In the next section, we will show that the largest orthogonal rectangle has either two or three corners on the boundary of the polygon.  We will then use the algorithm from Alt, Hsu and Snoeyink [1] to find a solution.  This involves casting the problem as the search for the fixed-point of a composition of two or three functions.  We will also show that the area is maximized at the fixed-point and that we can use a prune-and-search method for the fixed-point of two functions or a tentative prune-and-search for the fixed-point of three functions.  Both these methods have a complexity of O(log n).  For simplicity, we will assume that the polygon is in general position. i.e. that no two vertices are on the same horizontal or vertical line and that no two edges are parallel.  Since all rectangles we will be describing in the following sections are orthogonal, we will use the term rectangle to mean orthogonal rectangle.

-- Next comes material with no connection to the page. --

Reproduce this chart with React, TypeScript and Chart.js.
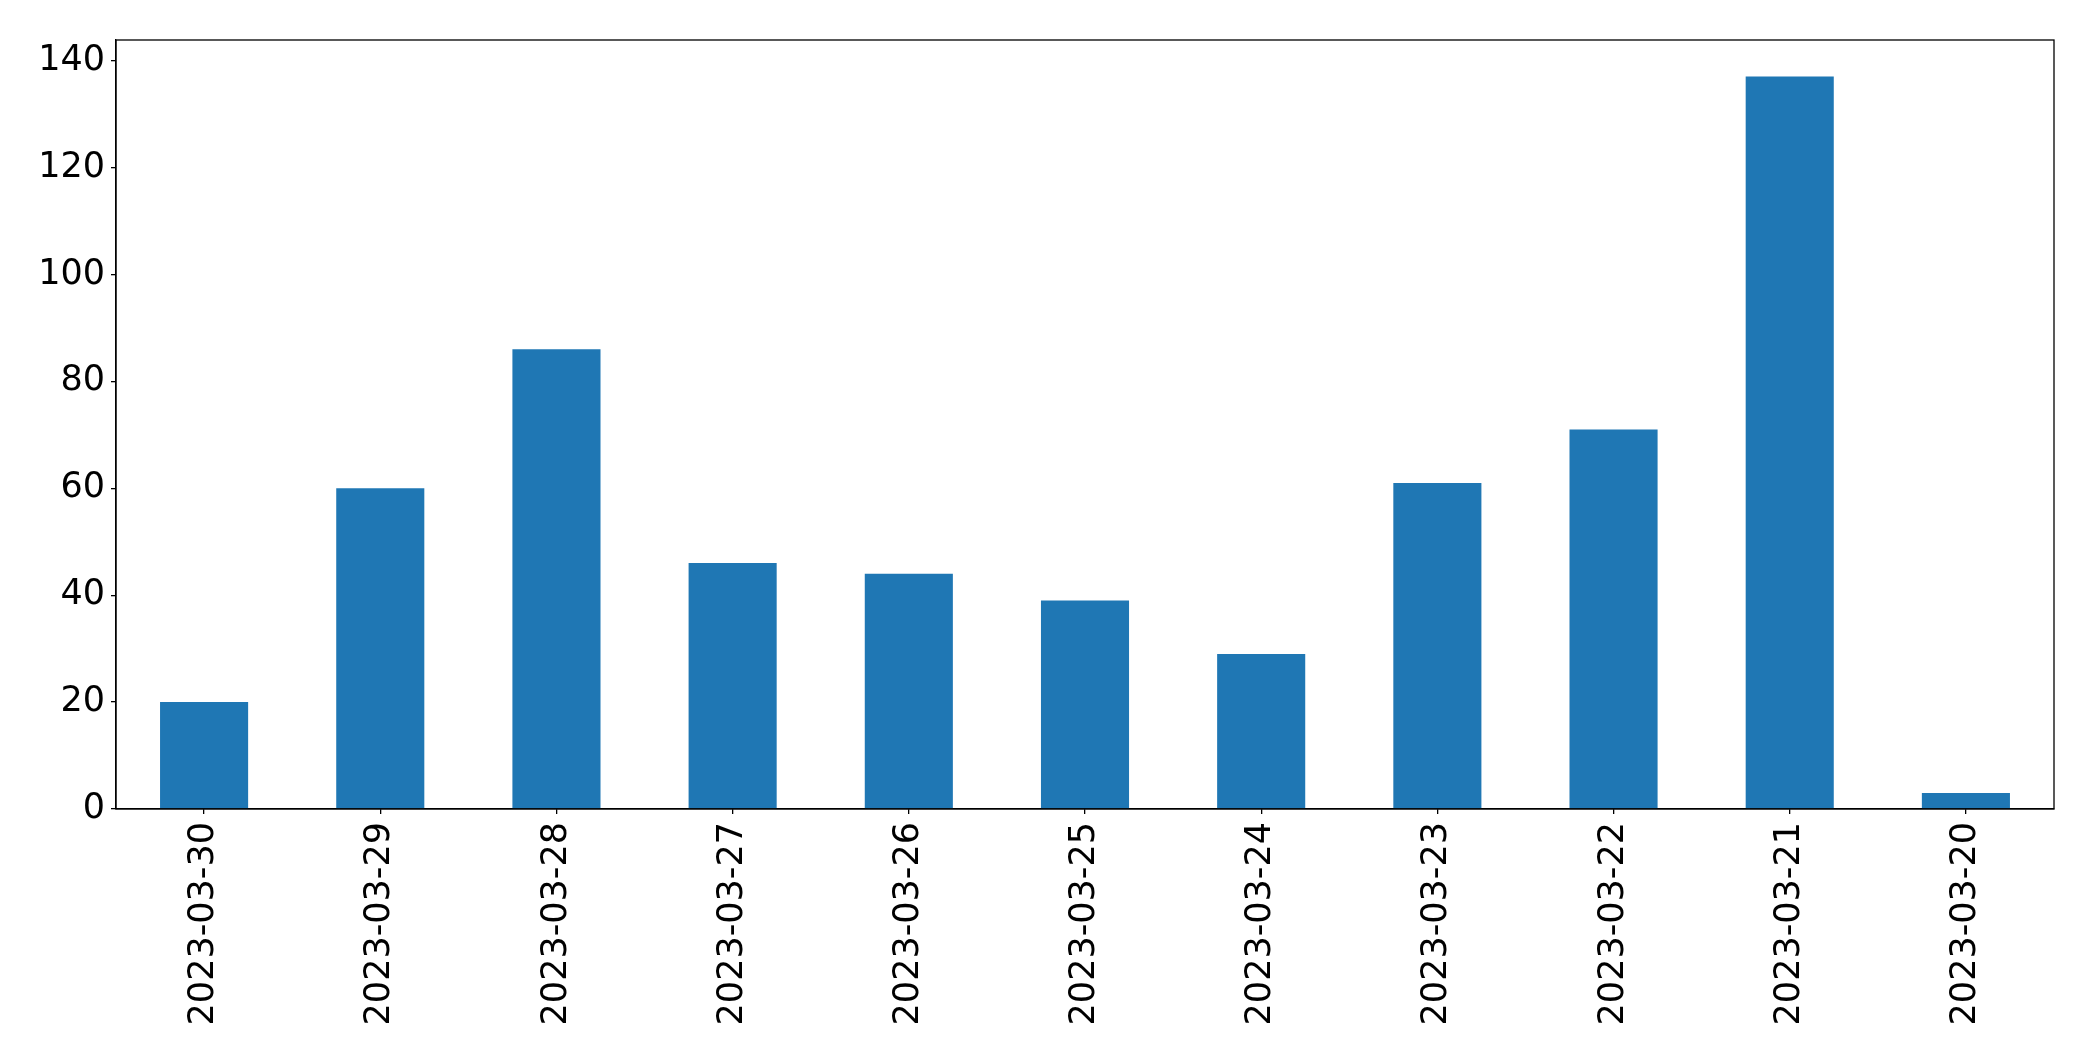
import { useEffect, useRef } from 'react'
import { Chart, registerables } from 'chart.js'

Chart.register(...registerables)

const dates = [
  '2023-03-30', '2023-03-29', '2023-03-28', '2023-03-27', '2023-03-26', '2023-03-25',
  '2023-03-24', '2023-03-23', '2023-03-22', '2023-03-21', '2023-03-20'
]
const counts = [20, 60, 86, 46, 44, 39, 29, 61, 71, 137, 3]
const yTicks = [0, 20, 40, 60, 80, 100, 120, 140]
const yMax = 143.85

const W = 2093
const H = 1061

// matplotlib draws a full box around the axes
const frame = {
  id: 'frame',
  afterDraw(chart: any) {
    const { ctx, chartArea } = chart
    ctx.save()
    ctx.strokeStyle = '#000'
    ctx.lineWidth = 1.3
    ctx.strokeRect(chartArea.left, chartArea.top, chartArea.right - chartArea.left, chartArea.bottom - chartArea.top)
    ctx.restore()
  }
}

export default function App() {
  const chartRef = useRef<HTMLCanvasElement>(null)
  const chartInstance = useRef<Chart | null>(null)

  useEffect(() => {
    if (!chartRef.current) return
    if (chartInstance.current) chartInstance.current.destroy()
    const ctx = chartRef.current.getContext('2d')
    if (!ctx) return

    const font = { family: '"DejaVu Sans", sans-serif', size: 35 }

    chartInstance.current = new Chart(ctx, {
      type: 'bar',
      data: {
        labels: dates,
        datasets: [
          {
            data: counts,
            backgroundColor: '#1f77b4',
            borderWidth: 0,
            categoryPercentage: 1,
            barPercentage: 0.5
          }
        ]
      },
      options: {
        responsive: false,
        animation: false,
        devicePixelRatio: 1,
        layout: { padding: { left: 0, right: 39, top: 40, bottom: 0 } },
        plugins: {
          legend: { display: false },
          tooltip: { enabled: false }
        },
        scales: {
          x: {
            offset: true,
            grid: { display: true, drawOnChartArea: false, drawTicks: true, tickLength: 5, color: '#000', lineWidth: 1.3, offset: false },
            border: { display: true, color: '#000', width: 1.3 },
            ticks: { color: '#000', font, minRotation: 90, maxRotation: 90, padding: 8, autoSkip: false },
            afterFit: (scale: any) => { scale.height = H - 809 }
          },
          y: {
            min: 0,
            max: yMax,
            grid: { display: true, drawOnChartArea: false, drawTicks: true, tickLength: 5, color: '#000', lineWidth: 1.3 },
            border: { display: true, color: '#000', width: 1.3 },
            ticks: { color: '#000', font, padding: 6 },
            afterBuildTicks: (scale: any) => { scale.ticks = yTicks.map((v) => ({ value: v })) },
            afterFit: (scale: any) => { scale.width = 116 }
          }
        }
      },
      plugins: [frame]
    })

    return () => {
      if (chartInstance.current) chartInstance.current.destroy()
    }
  }, [])

  return (
    <div style={{ position: 'absolute', left: 0, top: 0, width: W, height: H, background: '#fff' }}>
      <canvas ref={chartRef} width={W} height={H} />
    </div>
  )
}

Characterization of the Polygon and Rectangle

Polygon P:

The polygon P needs to be broken down into four chains by cutting it at the extremes in both the x and y direction as can be seen in figure 1.  We label each chain from A to D in counterclockwise direction starting from bottom left.  Each vertex also needs to be expanded into an infinitesimal circle in so that each possible tangent  to P at a given vertex has a unique point of tangency.  This way, when we will be eliminating part of a chain to one side of a vertex, we will also be eliminating some of the tangents at that vertex.  It is possible that some chains initially consist of a single vertex.  We can then immediately conclude that they will not be in contact with a corner of the largest rectangle since both horizontal and vertical lines through the vertex lie completely outside of P.
polygon partitioned into 4 chains
Figure 1. Polygon partitioned into 4 chains

Largest Rectangle LR:

2 corners on the boundary of P:    

If the largest rectangle LR has exactly two corners on P as in figure 2, then these corners will be diagonally opposed.  If the corners were adjacent, then opposite edge of LR would not be touching the boundary of P at all and it could be moved away to form a larger rectangle.  Similarly, if a single corner of LR is on the boundary of P, two of the edges of LR would be free to move and form a larger rectangle.   Diagonally opposed corners of  LR must either be in contact with two vertices of P, or with one vertex and one edge.  By lemma 1 (below) and illustrated in figure 3, if neither of the two corners of LR is in contact with a vertex, then a larger rectangle can be found.  In the next section, we will show that once the chains containing the two corners have been reduced to a single edge or vertex, then a solution can be found in constant time.    
2 corners on polygon boundary
Figure 2. Two corners of rectangle on polygon 

Lemma 1 (from [3]): Let e1 and e2 be non-intersecting line segments.  Consider the set of empty axis-parallel rectangles which have diagonnaly opposite corners on e1 and e2.  There is a largest area rectangle in this set with at least one corner at an endpoint of e1 or e2.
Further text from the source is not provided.